Text-based PDFs convert instantly. Scanned or image-only PDFs have no text layer, so iLoveMD reads them with OCR that runs entirely in your browser. The first scanned PDF downloads the OCR engine once (about 9 MB); after that it works offline.
PDF to Markdown Docs
iLoveMD has two paths for PDFs. Text-based PDFs (the ones where you can select and copy text with your mouse) extract instantly via PDF.js. Scanned PDFs — photographs, screenshots saved as PDF, many government forms — have no text layer, so the converter automatically falls back to in-browser OCR powered by Tesseract.js. Both paths run entirely on your device.
Text-layer extraction
The fast path. Most PDFs produced by Word, LaTeX, browsers, or any tool that authored real text have an embedded text layer. PDF.js parses it, and the converter rebuilds the document structure as Markdown: headings get # prefixes, list items become bullets, link annotations carry through.
How to tell if your PDF has a text layer: open it in any reader and try to select a sentence with your cursor. If the selection follows the text word by word, you have a text layer. If the whole page selects as one image, you're on the scanned path.

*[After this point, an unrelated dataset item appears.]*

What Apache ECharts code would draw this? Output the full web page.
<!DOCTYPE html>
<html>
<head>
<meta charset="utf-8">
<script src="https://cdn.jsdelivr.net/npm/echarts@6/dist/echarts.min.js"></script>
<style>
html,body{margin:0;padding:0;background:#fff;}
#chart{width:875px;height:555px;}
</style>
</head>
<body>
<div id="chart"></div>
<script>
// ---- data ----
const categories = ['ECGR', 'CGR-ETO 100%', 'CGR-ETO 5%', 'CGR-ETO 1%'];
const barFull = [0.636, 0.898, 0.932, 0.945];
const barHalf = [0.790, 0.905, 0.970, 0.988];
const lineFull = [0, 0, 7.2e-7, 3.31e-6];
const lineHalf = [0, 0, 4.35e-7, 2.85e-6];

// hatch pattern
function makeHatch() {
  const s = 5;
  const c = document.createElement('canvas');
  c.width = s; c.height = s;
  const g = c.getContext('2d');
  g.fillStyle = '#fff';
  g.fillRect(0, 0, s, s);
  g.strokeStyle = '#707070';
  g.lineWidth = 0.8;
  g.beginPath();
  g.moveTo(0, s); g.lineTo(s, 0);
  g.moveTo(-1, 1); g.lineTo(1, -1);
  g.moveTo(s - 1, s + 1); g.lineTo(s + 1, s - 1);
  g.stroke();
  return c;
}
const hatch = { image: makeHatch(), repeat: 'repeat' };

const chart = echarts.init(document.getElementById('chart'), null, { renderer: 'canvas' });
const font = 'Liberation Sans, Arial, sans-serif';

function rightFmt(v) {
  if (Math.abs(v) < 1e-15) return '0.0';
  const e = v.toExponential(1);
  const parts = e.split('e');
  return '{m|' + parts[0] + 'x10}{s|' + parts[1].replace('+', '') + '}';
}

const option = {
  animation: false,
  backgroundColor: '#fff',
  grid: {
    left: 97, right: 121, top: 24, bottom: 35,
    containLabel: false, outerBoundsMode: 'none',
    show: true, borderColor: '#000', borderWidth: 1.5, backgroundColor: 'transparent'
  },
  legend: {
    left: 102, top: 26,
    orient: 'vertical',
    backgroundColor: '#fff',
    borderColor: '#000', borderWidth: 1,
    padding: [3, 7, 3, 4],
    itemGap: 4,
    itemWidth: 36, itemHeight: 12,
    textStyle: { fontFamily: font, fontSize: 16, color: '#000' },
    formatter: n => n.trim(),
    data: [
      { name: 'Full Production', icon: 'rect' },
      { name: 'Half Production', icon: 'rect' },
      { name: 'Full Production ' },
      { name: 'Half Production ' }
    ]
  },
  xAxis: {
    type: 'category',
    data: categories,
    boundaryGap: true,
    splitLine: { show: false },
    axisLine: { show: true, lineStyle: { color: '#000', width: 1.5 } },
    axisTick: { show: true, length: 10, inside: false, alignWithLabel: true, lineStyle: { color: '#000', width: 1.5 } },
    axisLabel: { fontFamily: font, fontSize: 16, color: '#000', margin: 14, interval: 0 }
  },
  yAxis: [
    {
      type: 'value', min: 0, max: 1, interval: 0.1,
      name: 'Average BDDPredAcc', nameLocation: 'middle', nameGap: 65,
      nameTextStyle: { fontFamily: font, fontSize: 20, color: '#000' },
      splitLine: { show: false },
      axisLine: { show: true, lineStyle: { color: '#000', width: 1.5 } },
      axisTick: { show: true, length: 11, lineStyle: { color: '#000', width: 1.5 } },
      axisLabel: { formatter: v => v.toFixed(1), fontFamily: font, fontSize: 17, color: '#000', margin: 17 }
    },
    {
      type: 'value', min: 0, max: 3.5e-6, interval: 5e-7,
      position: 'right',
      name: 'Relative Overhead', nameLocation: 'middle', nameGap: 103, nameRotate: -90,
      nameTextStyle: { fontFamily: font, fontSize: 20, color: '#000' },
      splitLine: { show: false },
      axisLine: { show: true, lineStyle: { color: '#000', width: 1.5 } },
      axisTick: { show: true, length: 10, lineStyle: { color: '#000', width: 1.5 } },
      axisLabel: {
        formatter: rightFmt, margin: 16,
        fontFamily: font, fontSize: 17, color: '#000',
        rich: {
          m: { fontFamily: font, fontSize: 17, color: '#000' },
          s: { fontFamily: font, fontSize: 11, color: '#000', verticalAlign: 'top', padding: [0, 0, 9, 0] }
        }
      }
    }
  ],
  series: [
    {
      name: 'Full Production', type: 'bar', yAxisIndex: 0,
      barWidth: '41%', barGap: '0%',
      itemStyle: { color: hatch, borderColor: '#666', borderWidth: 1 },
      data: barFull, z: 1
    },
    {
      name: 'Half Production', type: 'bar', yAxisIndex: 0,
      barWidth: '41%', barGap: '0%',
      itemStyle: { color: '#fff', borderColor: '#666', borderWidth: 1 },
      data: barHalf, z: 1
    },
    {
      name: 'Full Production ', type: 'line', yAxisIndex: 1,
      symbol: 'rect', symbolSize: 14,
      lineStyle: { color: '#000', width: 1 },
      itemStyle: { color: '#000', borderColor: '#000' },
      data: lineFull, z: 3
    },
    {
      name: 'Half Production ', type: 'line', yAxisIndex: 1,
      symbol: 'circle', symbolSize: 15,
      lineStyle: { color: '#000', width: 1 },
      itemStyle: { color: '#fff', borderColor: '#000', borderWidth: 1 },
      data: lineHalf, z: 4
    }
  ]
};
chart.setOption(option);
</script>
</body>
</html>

OCR fallback for scanned PDFs feature
When PDF.js returns little or no text (the heuristic threshold is ~10 non-whitespace characters total across the document), the converter automatically switches to OCR. The Tesseract engine + English language model load once (~9 MB total) and stay cached for subsequent scans. After the first download, OCR works offline.

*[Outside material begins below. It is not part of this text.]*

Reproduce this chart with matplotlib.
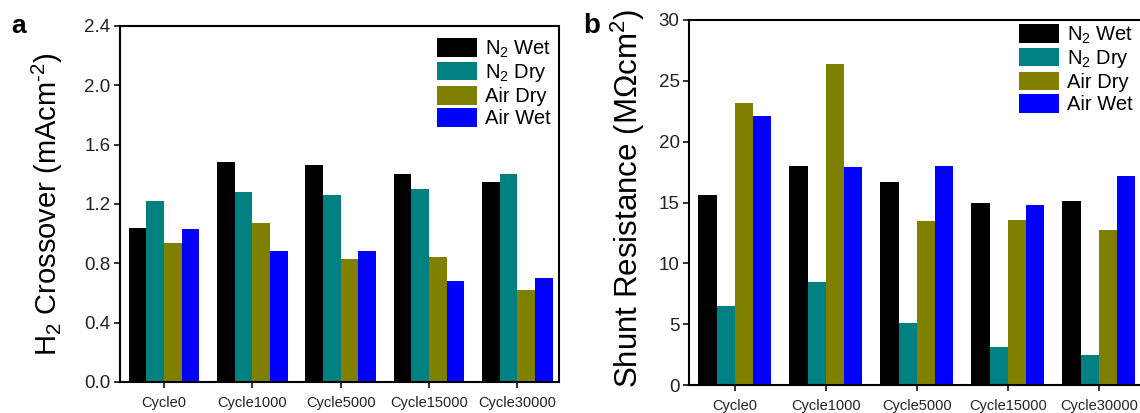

OCR is slower than text extraction — page-by-page processing with progress updates in the preview pane. Best results come from clear, high-resolution scans of printed text. Handwriting, very low resolution (below ~150 DPI), and complex layouts (multi-column with images) reduce accuracy.
Tip: if a scan reads as gibberish, the source is usually too low-resolution. Re-scan at 300 DPI in grayscale and re-run.
What carries over
Headings, paragraphs, ordered and unordered lists, hyperlinks (from text-layer PDFs), and basic table-like structures. The output is a readable Markdown document; for serious round-trip fidelity (a PDF you produced from Markdown that you want to extract back without loss), the conversion is one-way lossy by design.

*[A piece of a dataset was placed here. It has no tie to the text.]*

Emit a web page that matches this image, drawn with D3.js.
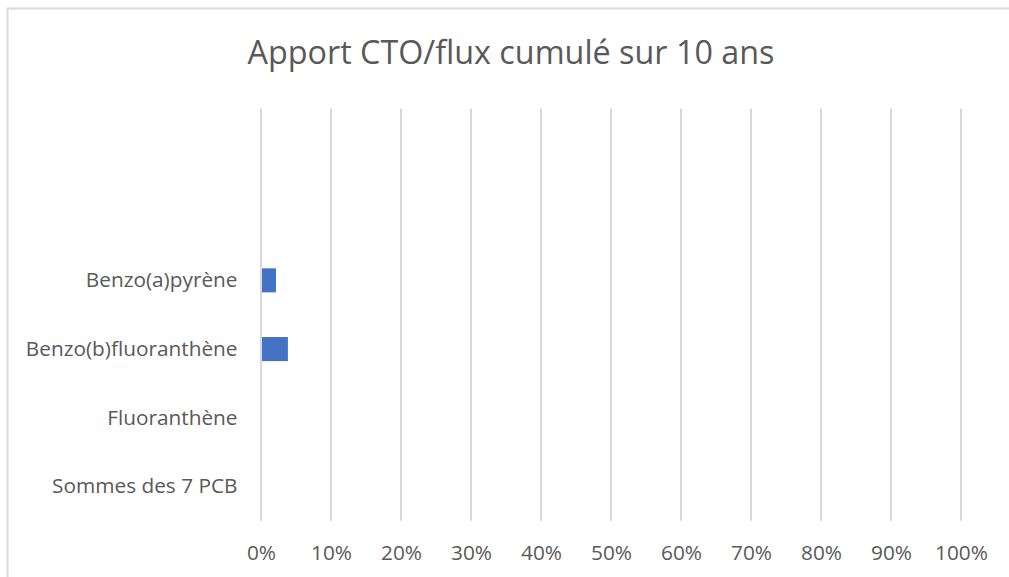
<!DOCTYPE html>
<html>
<head>
<meta charset="utf-8">
<script src="https://cdn.jsdelivr.net/npm/d3@7"></script>
<style>
  body { margin: 0; background: #fff; }
  text { font-family: "Open Sans", "Noto Sans", sans-serif; fill: #595959; }
</style>
</head>
<body>
<svg id="chart" width="1009" height="577"></svg>
<script>
const width = 1009;
const height = 577;

// Categories from bottom to top (Excel order); the two top ones have no label
const categories = ["Sommes des 7 PCB", "Fluoranthène", "Benzo(b)fluoranthène", "Benzo(a)pyrène", "", ""];
const values = [0, 0, 0.037, 0.02, null, null];
const xTicks = [0, 0.1, 0.2, 0.3, 0.4, 0.5, 0.6, 0.7, 0.8, 0.9, 1];
const title = "Apport CTO/flux cumulé sur 10 ans";

const data = categories.map((c, i) => ({ id: i, name: c, value: values[i] }));

const svg = d3.select("#chart");

// chart border
svg.append("rect")
    .attr("x", 7.5)
    .attr("y", 8.5)
    .attr("width", width + 10)
    .attr("height", height + 10)
    .attr("fill", "#fff")
    .attr("stroke", "#d9d9d9")
    .attr("stroke-width", 2);

const plot = { left: 261, right: 961, top: 108.6, bottom: 520.8 };

const x = d3.scaleLinear()
    .domain([0, 1])
    .range([plot.left, plot.right]);

const y = d3.scaleBand()
    .domain(data.map(d => d.id).reverse())
    .range([plot.top, plot.bottom])
    .paddingInner(0.65)
    .paddingOuter(0.325);

// fit a text element to a width measured off the reference
function fitWidth(sel, target) {
    const node = sel.node();
    const w = node.getComputedTextLength();
    if (w > 0) {
        const fs = parseFloat(sel.attr("font-size"));
        sel.attr("font-size", fs * target / w);
    }
}

// Title
const titleText = svg.append("text")
    .attr("x", 511)
    .attr("y", 64)
    .attr("text-anchor", "middle")
    .attr("font-size", 30)
    .text(title);
fitWidth(titleText, 527);

// Gridlines
svg.append("g")
    .selectAll("line")
    .data(xTicks)
    .join("line")
    .attr("x1", d => x(d))
    .attr("x2", d => x(d))
    .attr("y1", plot.top)
    .attr("y2", plot.bottom)
    .attr("stroke", "#d9d9d9")
    .attr("stroke-width", 2);

// X axis labels
const xAxis = d3.axisBottom(x)
    .tickValues(xTicks)
    .tickFormat(d3.format(".0%"))
    .tickSize(0)
    .tickPadding(0);

const xg = svg.append("g")
    .attr("transform", `translate(0, ${plot.bottom})`)
    .call(xAxis);
xg.select(".domain").remove();
xg.selectAll("text")
    .attr("font-size", 20.8)
    .attr("fill", "#595959")
    .attr("dy", null)
    .attr("y", 39.5)
    .style("font-family", "'Open Sans', sans-serif");

// Y axis labels
const yAxis = d3.axisLeft(y)
    .tickFormat(id => categories[id])
    .tickSize(0)
    .tickPadding(23.5);

const yg = svg.append("g")
    .attr("transform", `translate(${plot.left}, 0)`)
    .call(yAxis);
yg.select(".domain").remove();
yg.selectAll("text")
    .attr("font-size", 20.8)
    .attr("fill", "#595959")
    .attr("dy", "0.33em")
    .style("font-family", "'Open Sans', sans-serif");

// Bars
svg.append("g")
    .selectAll("rect")
    .data(data.filter(d => d.value !== null))
    .join("rect")
    .attr("x", x(0) + 1)
    .attr("y", d => y(d.id))
    .attr("width", d => Math.max(0, x(d.value) - x(0)))
    .attr("height", y.bandwidth())
    .attr("fill", "#4472c4");
</script>
</body>
</html>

What does NOT carry: images, signatures, form fields, footnotes (extracted as inline text), multi-column layouts (often collapse to single column), and most embedded fonts beyond their characters. Page numbers and headers/footers usually appear as repeated lines — sometimes useful, sometimes noise.
Privacy posture for OCR
OCR is the operation people are most nervous about — typical online services upload the scan to their servers and bill per page. iLoveMD does not. The Tesseract engine runs as WebAssembly in your browser; the only network traffic is the one-time download of the engine + language model on your first scan. The scan itself never leaves your device.
This is why the CSP includes wasm-unsafe-eval: Tesseract requires it to compile its WASM module. The token is the minimum relaxation required; it permits WebAssembly compilation only, not arbitrary JS eval. Without it, scanned PDFs would silently fail to read.
Mermaid in source PDFs feature
If your PDF was produced from Markdown that contained \`\`\`mermaid blocks (for example, exported from our Markdown → PDF converter), the diagrams in the PDF are rasterized images. The reverse converter extracts the surrounding text but not the embedded image — the diagrams will be missing in the output Markdown.
If you have the original Mermaid source, paste it back into the output via the Mermaid Editor to round-trip. If you only have the PDF and need the diagram, treat the image as documentation in its own right.